Amor y muerte: lo que se junta y lo que se separa. Lo que se acerca y lo que se distancia. Lo que se abraza y lo que se pierde.
Al tenerlo en mis manos, descubro de pronto que este libro es, también, una cortina de humo, como se llamaron las ediciones que Gonzalo Díaz creó y que Consuelo recuerda, como decía, a partir de la vista de un buque de guerra fondeado en el puerto de Valparaíso. Comúnmente, la figura de la cortina de humo se utiliza para hablar de aquello que, seduciéndonos, desvía nuestra atención. Es una estrategia para ocultar la realidad, para desaparecer sin ser advertido. En cada una de sus ediciones, Gonzalo Díaz la define así: “Artificio táctico de ocultamiento mediante el cual se cubren ciertos cuerpos mecánicos en batalla para sustraerse momentáneamente a la mirada de algún otro”. Momentáneamente; recordemos: todo artilugio de camuflaje no tiene otro propósito que hacer vidente aquello que no se puede ver. Como la muerte. La angustia de la muerte.

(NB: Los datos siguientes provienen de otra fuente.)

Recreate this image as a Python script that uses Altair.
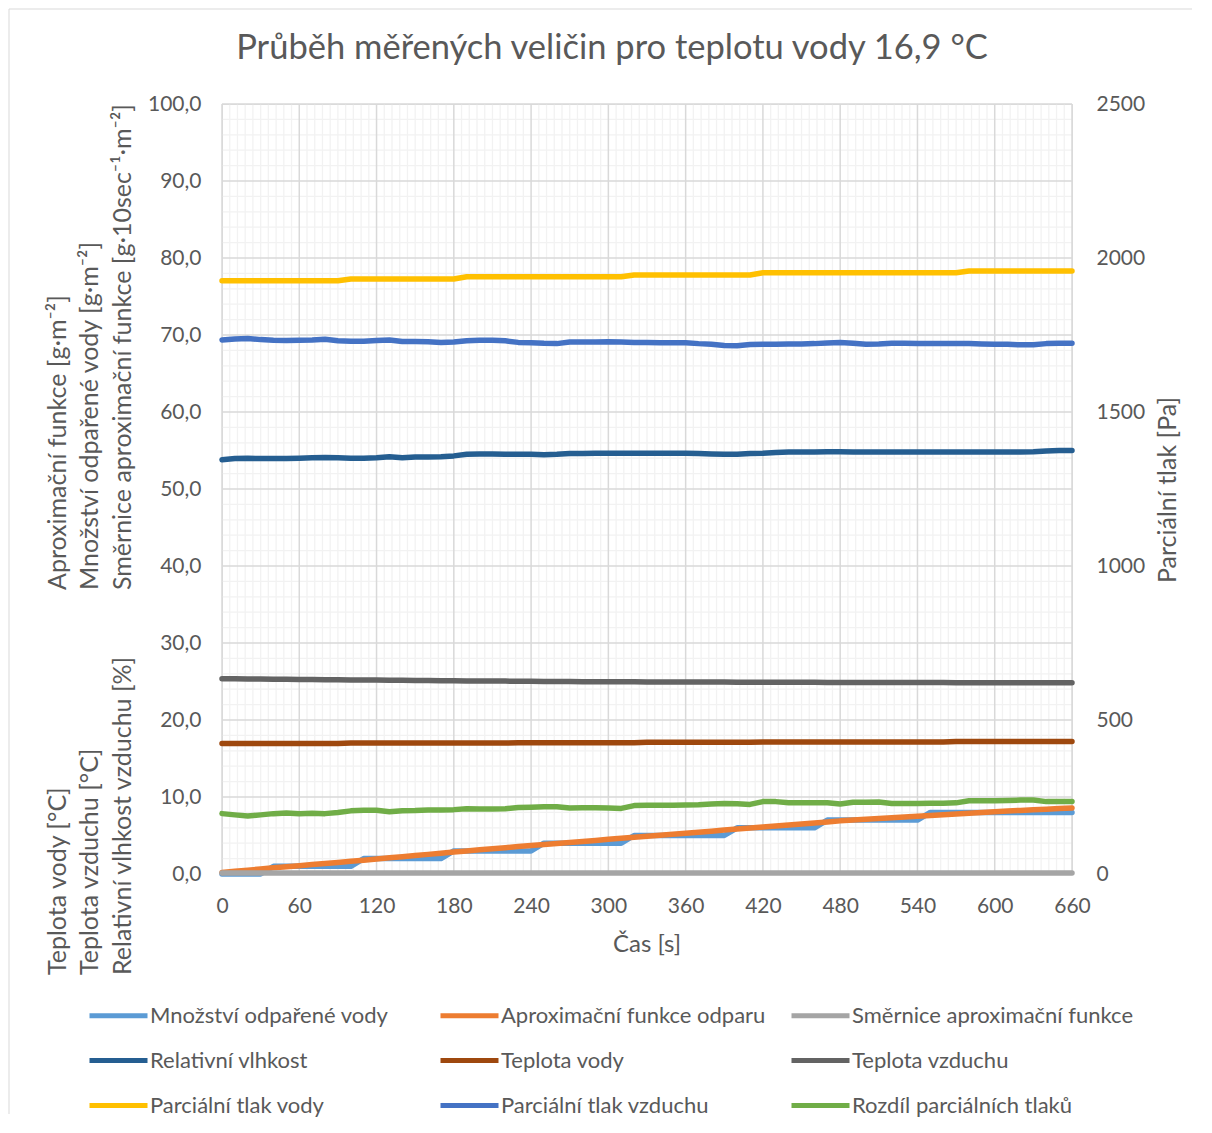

Esa escena del barco y el agua, el gris máquina y los matices cobalto, dispuesta en este libro hacia el final, me ha hecho remirar todo el material desde la distancia, leerlo como un gesto de amor y amistad de quien reúne y compone “en una pauta vacía”, como ha escrito el poeta Eduardo Anguita, “una música posible”.

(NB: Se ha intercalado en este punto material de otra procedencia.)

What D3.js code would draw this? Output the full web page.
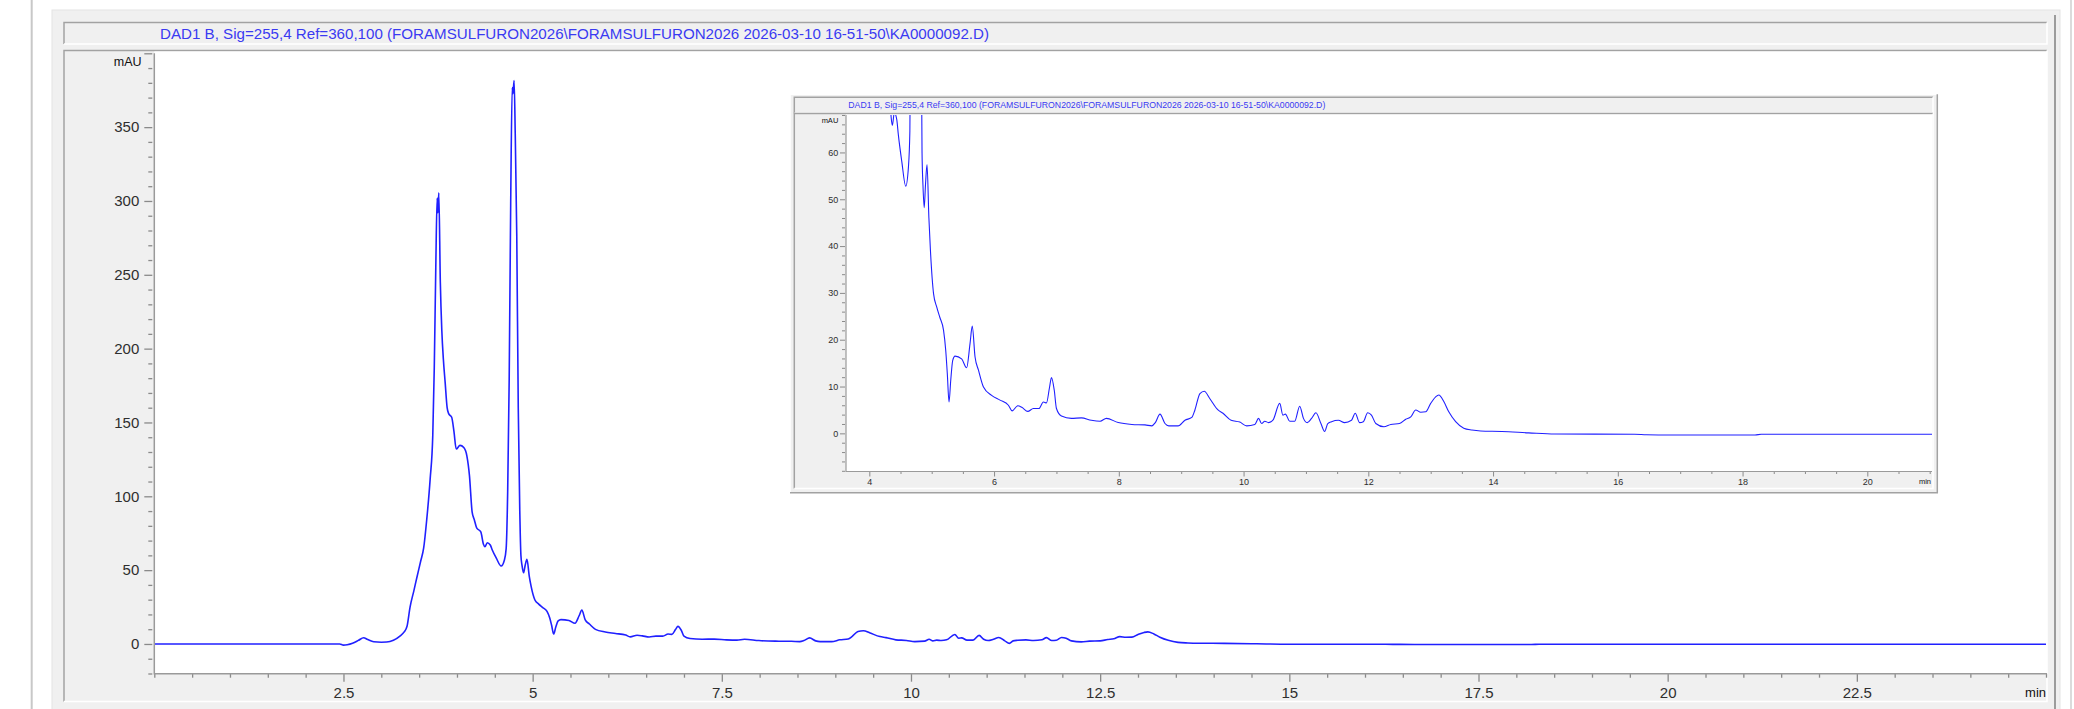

Y me ha hecho recordar una obra, de las pocas que algún día vi expuestas por Gonzalo Díaz, titulada La pena del agua es infinita, frase tomada de El agua y los sueños, de Gaston Bachelard. Retrata a cuatro niños al borde de una piscina, cada uno de ellos coronado por la inscripción de un artículo del Código Civil. El más pequeño de esos niños es rubio, tiene un juguete en la mano y está desnudo como un putti, un querubín. Su imagen se refleja, fragmentada, en el agua. Su mirada levemente inclinada parece entender desde siempre y para siempre lo que según el Código “es cierto, pero indeterminado, si necesariamente ha de llegar, pero no se sabe cuándo, como el día de la muerte”.
Escritos 1980-2020 y textos en obra, Gonzalo Díaz, Metales Pesados, 2025, 520 páginas, $23.900.